Our history was hijacked

Dear Editor,

Mr Annan Boodram’s letter, “Politics in Guyana is reactive because survival is the name of the game,’ (SN, October 8), is invaluable because it is firstly a reflection of the shaping of the social psychology of many Indo-Guyanese, and secondly it shows just how difficult it will be for an Afro-Guyanese to win over Indian votes, even Brigadier Granger who satisfies all the virtues as prescribed in the Vedic literature. My former school teacher Mr Frederick Collins stated that Indians in Trinidad and Tobago were not afraid to lose to an election, (SN, October 9) but in T&T there was no PPP to brainwash Indians.

The PPP’s control of Indians did socio-psychological damage because the party was not Indian but communist. The Jagans abrogated our history to such an extent that we were socialized to believe that it started with the Jagans who fed us the account that they and the PPP were the embodiment of Indian struggle and that all other Indian leaders were guilty of betrayal. Our history was hijacked and the PPP replaced it with that of the PPP’s struggle for communism. The party distributed Marxist publications rather than Indian or religious literature.

And for sure the CIA and Burnham’s targeting of Indians in 1962 and 1963 helped the Jagans and the PPP to gain full control. In their efforts to remove Jagan from power the CIA and the PNC unwittingly helped to mentally capture Indians for the PPP. So powerful has been the PPP’s mental imprisonment that today we have educated Indians like Mr Boodram shouting the same messages that the Neil Kumars and Kellawan Lalls do. Mr Boodram’s, “TK now typifies the kind of Indian Guyanese that African Guyanese seek to design,” is the same as labelling Indians as betrayers when they free themselves from the PPP.

The educated Indians such as Mr Boodram love to talk of the PNC rigging elections but never concede that the Jagans and the PPP were the cause of rigged elections. The evidence is abundantly clear that Jagan was removed from power in 1964 due to his adoration of communism. He did not think of the interest of Indians or that of Guyana. There was no sole guilty party in the unrest of the 1960s. The Indian and African people were not the culprits. We were just pawns and victims. It was the PPP that took us into the Cold War; the Russians and Cubans who aided the PPP; the USA which wanted the PPP out; and the PNC whose interest coincided with the USA, and thus made all Guyanese hapless victims ‒ even today.

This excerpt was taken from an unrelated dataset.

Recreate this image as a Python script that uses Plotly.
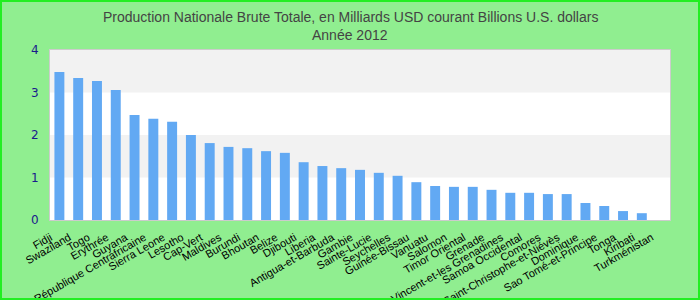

Even after his eviction from power by the USA Jagan continued to blindly ignore the geopolitical realities and advocated Stalin style communism for Guyana. He went so far as to brag in Parlaiment in 1978 that he was proud to be a Soviet stooge. That at a time when most of South America was under US backed military dictatorships and all of Central America was embroiled in a CIA sponsored civil war. So there was no way the USA would allow Jagan back in power and so there was no way Burnham could have held free and fair elections, even if he wanted to.

Burnham was no fool. As much as he was socialist he knew how far he could go without provoking the wrath of USA. Just imagine the mighty superpower USA invaded tiny Grenada in October 1983. The aircraft carrier was bigger than Grenada. That was the environment that Jagan wanted to set up a communist state in Guyana. The USA would have fomented civil war and that meant racial war for Guyana. So I for one have no qualms in saying thank God for Burnham’s intellect. Had Burnham been around after the end of the Cold War in 1990 he would have found some way to hoodwink Jagan into remaining in power. Thank God it was Desmond Hoyte, a non-socialist, and he put the interest of Guyana first and restored free and fair elections in 1992.

Unfortunately the PPP did not continue with the democratization process but instead, assured of an Indian vote bank, reversed the democratic gains of Hoyte and embarked on the road to elected dictatorship. To keep its vote bank intact the PPP continued to exploit the damage to race relations that was done in the 1960s rather than start the process of national reconciliation. The Leader of the PNC Brig (rtd) Granger just recently in a message to mark that party’s anniversary acknowledged that there was “racial hatred” in the ’60s and pledged to work for national unity with all forces in Guyana. Brig Granger has clearly hinted at his willingness to start the national reconciliation process. Could Mr Boodram please get the PPP to follow suit.

In closing I ask Mr Boodram how he reconciles the fact that he pontificates on the PNC socialist dictatorship, which the PPP declared support for in 1975, yet ignores the PPP’s call for Stalin style communist dictatorship. And could Mr Boodram please say how many Indo-Guyanese emigrated to Jagan’s paradise, the Soviet Union? Oh that’s right, the Soviet Union and world communism collapsed. Just goes to show that Jagan and the PPP were dead wrong all those years. They have misled us since 1947. It is time Indo-Guyanese free themselves from the PPP narrative and support Brigadier (rtd) Granger’s willingness to engage in national reconciliation to remove racial suspicions and mistrust. Only then can we start building democracy and national unity.